A lot of places tried to pressure us into paying a cash deposit to hold the place, and many don't say that they won't refund it if the bank doesn't approve your loan...


Most banks in Spain don't do pre-approved loans, so always read the fine print.

When we finally found an apartment we liked, the process was actually very fast.

 It took about a month for the paperwork to be done, although I think the average is more like three months.

Even though there is an official step, called tasación, where a trained inspector comes to view the apartment and give a recommended price range based on the condition and other similar apartments in the neighborhood, it's not the same as house inspections in the US, for example.

The inspection does not take into account how old the plumbing or wiring is.

We were told the wiring had been upgraded recently and that turned out to be a lie... Along with a few other issues, so we had to do a remodel to upgrade everything.

Had we known more when we were buying, we would have negotiated a lower price or possibly passed on the purchase, but we were first-time house buyers, so it was a good learning experience and we're happy with our apartment now.

Is Málaga safe? 

Málaga is tricky; it depends on the street.

There are streets that should be avoided at night, but they’re not usual routes for tourists so in general, it’s very safe here. 

Tell us about the cost of living.

Again, it depends on the neighborhood.

You can find a 2b,2b apartment for €800-1,500 rent per month, or €250k close to the center.

If you want a house or condo in a gated community with a pool, that’s achievable for a bit more, but you’ll need a car.

Gas and electricity in the European Union of course cost more here than in the US, but you can still find a pre-fixe lunch for €12 and a bottle of good wine for €3, so weigh the odds for yourself!

What kind of schools do your kids go to? What's your experience with the education system in Málaga?

As Andalusia is the largest Comunidad in Spain, it’s easy to see how the public schools and health system are stretched thin compared to Madrid.

Our kids go to school in public schools and we’ve had some issues with specific teachers, but I think you find that at any school.

We actually decided against sending them to “bilingual” schools because most of the program directors and teachers were not native English speakers, so my kids excel in their English classes and speak English with me, otherwise they do all their classes in Spanish.

One really cool thing is that they go on field trips to the Alhambra in Granada and Gibraltar and all these amazing places that are just a stone’s throw from Málaga.

We also pay around 120€ a year per kid to be in the public music conservatory and learn cello and piano along with music theory.

They spend 5 hours per week after school. 

What advice would you give someone who wants to relocate to, or retire in, Málaga?
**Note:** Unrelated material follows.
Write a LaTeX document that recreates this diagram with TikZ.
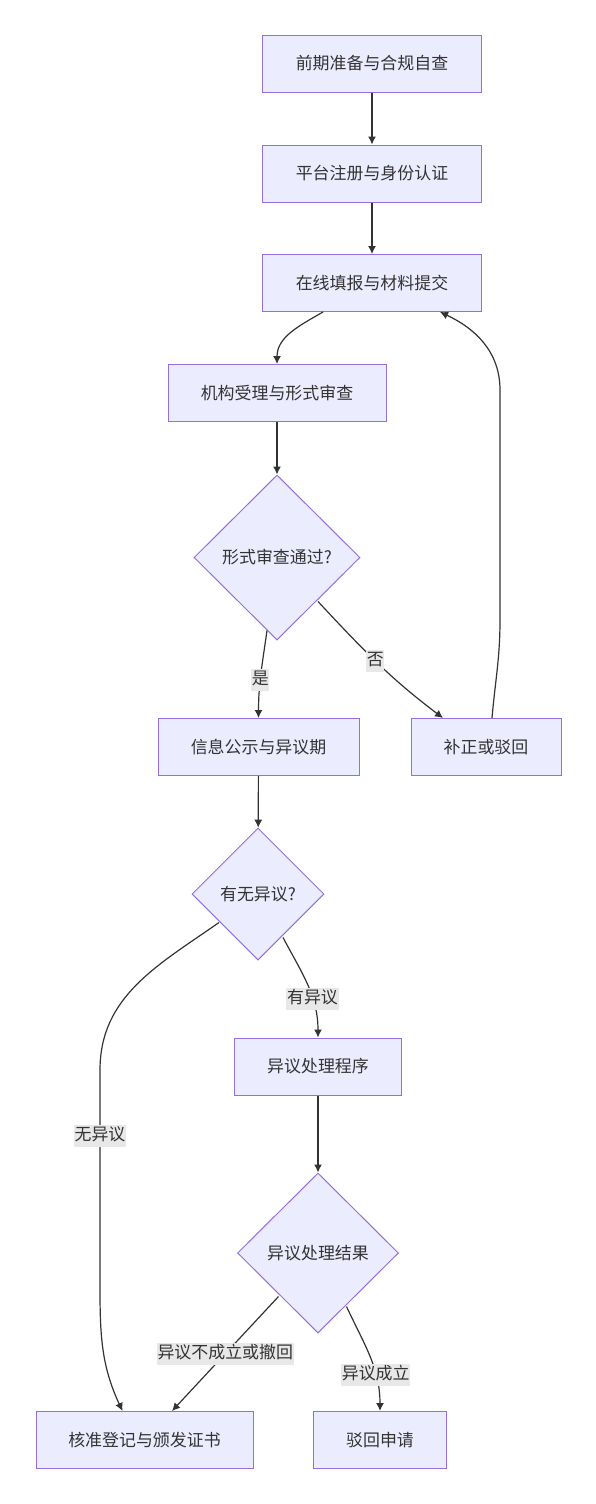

The paperwork is never easy or fun, but Málaga is a great city to land in.

There are different neighborhoods and types of housing depending on your budget.

The public healthcare system, though slow, is adequate, and you can also get private health insurance for anywhere from €30-120 a month. 
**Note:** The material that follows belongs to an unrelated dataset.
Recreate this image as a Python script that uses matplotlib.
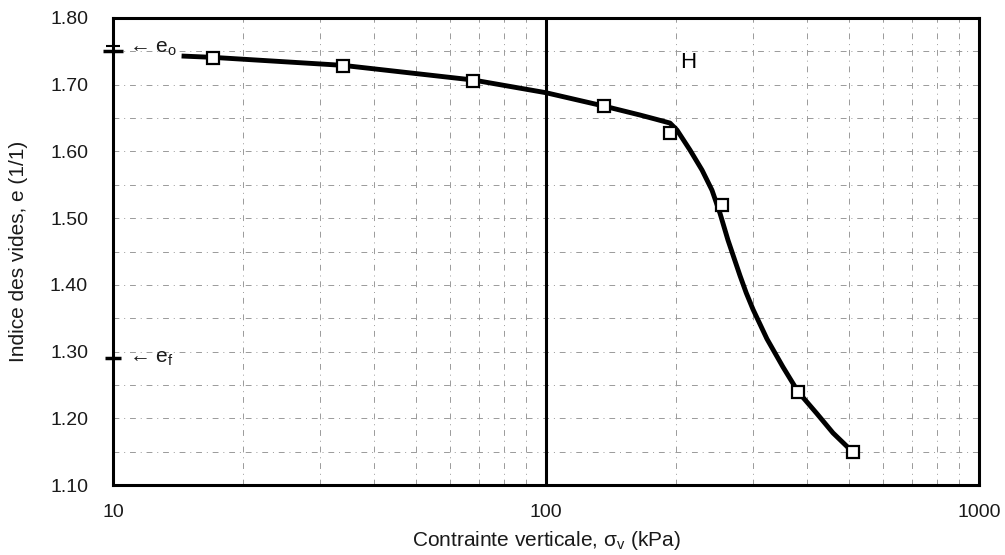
import matplotlib
matplotlib.use("Agg")
import matplotlib.pyplot as plt
from matplotlib.ticker import FixedLocator, NullFormatter

plt.rcParams['font.family'] = ['Liberation Sans', 'DejaVu Sans']
plt.rcParams['mathtext.default'] = 'regular'

# Oedometer test: measured points
sigma_pts = [17, 34, 68, 136, 193, 255, 382, 512]
e_pts = [1.740, 1.728, 1.705, 1.668, 1.628, 1.520, 1.239, 1.149]

# Fitted compression curve
sigma_curve = [14.4, 17, 34, 68, 100, 136, 165, 180, 193.4, 200.7, 215.1, 229.3,
               241.7, 252.2, 263.2, 280.5, 290.0, 300.8, 323.8, 352.5, 381.9, 422.3,
               460.1, 511.8]
e_curve = [1.743, 1.741, 1.729, 1.707, 1.688, 1.668, 1.6545, 1.648, 1.6425, 1.632,
           1.602, 1.572, 1.542, 1.5075, 1.467, 1.414, 1.388, 1.363, 1.319, 1.277,
           1.240, 1.207, 1.178, 1.149]

e_o = 1.750
e_f = 1.290

y_ticks = [1.10, 1.20, 1.30, 1.40, 1.50, 1.60, 1.70, 1.80]
x_ticks = [10, 100, 1000]
x_minor = [20, 30, 40, 50, 60, 70, 80, 90, 200, 300, 400, 500, 600, 700, 800, 900]
y_minor = [1.15, 1.25, 1.35, 1.45, 1.55, 1.65, 1.75]

fig = plt.figure(figsize=(10.05, 5.55), dpi=100)
ax = fig.add_axes([113 / 1005, 1 - 485 / 555, (979 - 113) / 1005, (485 - 18) / 555])

ax.set_xscale('log')
ax.set_xlim(10, 1000)
ax.set_ylim(1.10, 1.80)

grid_style = dict(color='#9a9a9a', lw=0.7, ls=(0, (6, 5, 1, 5)), zorder=1)
for xv in x_minor:
    ax.axvline(xv, **grid_style)
for yv in y_ticks[1:-1] + y_minor:
    ax.axhline(yv, **grid_style)
ax.axvline(100, color='black', lw=2.2, zorder=2)

ax.plot(sigma_curve, e_curve, color='black', lw=3.5, solid_capstyle='butt',
        solid_joinstyle='round', zorder=3)
ax.plot(sigma_pts, e_pts, ls='none', marker='s', ms=8, mfc='white', mec='black',
        mew=1.6, zorder=4)

ax.xaxis.set_major_locator(FixedLocator(x_ticks))
ax.xaxis.set_minor_locator(FixedLocator([]))
ax.xaxis.set_minor_formatter(NullFormatter())
ax.set_xticklabels(['10', '100', '1000'])
ax.set_yticks(y_ticks)
ax.set_yticklabels([f'{v:.2f}' for v in y_ticks])
ax.tick_params(axis='both', length=0, labelsize=14, colors='#1a1a1a')
ax.tick_params(axis='y', pad=18)
ax.tick_params(axis='x', pad=14)

for s in ax.spines.values():
    s.set_linewidth(2.2)
    s.set_color('black')

fig.text((113 + 979) / 2 / 1005, 1 - 541 / 555,
         'Contrainte verticale, $\\sigma_v$ (kPa)', fontsize=15, ha='center',
         va='center', color='#1a1a1a')
ax.set_ylabel('Indice des vides, e (1/1)', fontsize=15, labelpad=16, color='#1a1a1a')

# e_o and e_f markers on the axis
ax.plot([10], [e_o], ls='none', marker='_', ms=14, mew=2.5, color='black',
        clip_on=False, zorder=5)
ax.plot([10], [e_o + 0.008], ls='none', marker='_', ms=10, mew=1.5, color='black',
        clip_on=False, zorder=5)
ax.plot([10], [e_f], ls='none', marker='_', ms=12, mew=2.5, color='black',
        clip_on=False, zorder=5)
ax.text(10.9, e_o + 0.004, '\u2190 e$_o$', fontsize=15, va='center', ha='left',
        color='#1a1a1a')
ax.text(10.9, e_f, '\u2190 e$_f$', fontsize=15, va='center', ha='left',
        color='#1a1a1a')
ax.text(204, 1.733, 'H', fontsize=16, va='center', ha='left', color='black')

fig.savefig('out.png', dpi=100)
What's your favorite restaurant?

Our favorite outing is to hit up any chiringuito on the beach and get sardines or octopus roasted over hot coals.
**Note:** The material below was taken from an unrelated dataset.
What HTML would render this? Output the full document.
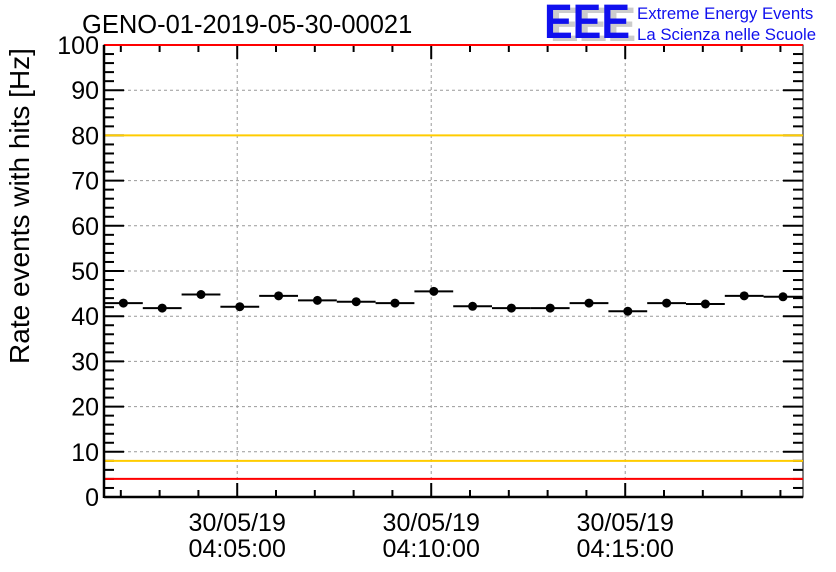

Seafood is usually served with large salt flakes, lemon, a drizzle of olive oil and some raw garlic chopped finely. 

What's your favorite nature or cultural activity?

The Jardín Botánico is super fun, but we tend to go to the Parque Oeste which is closer to us.

You can bring lettuce or frozen peas to feed the swans and turtles in the ponds, and they have some wild animals like emus and wallabies amidst cool metal sculptures. 

What's your favorite place in Málaga?

Call me a nerd, but I absolutely love the Museum of Málaga, which presents the history of Málaga via artwork and archeology ranging from artifacts discovered in and around Málaga, to more modern day exhibits by local artists.

It’s mind-blowing to see a Pheonician helmet from the 6th century that was discovered in the center of the city and to learn about the various periods and customs of the previous residents of the area.

They’re also about to reopen the rooftop terrace restaurant with great views of the city.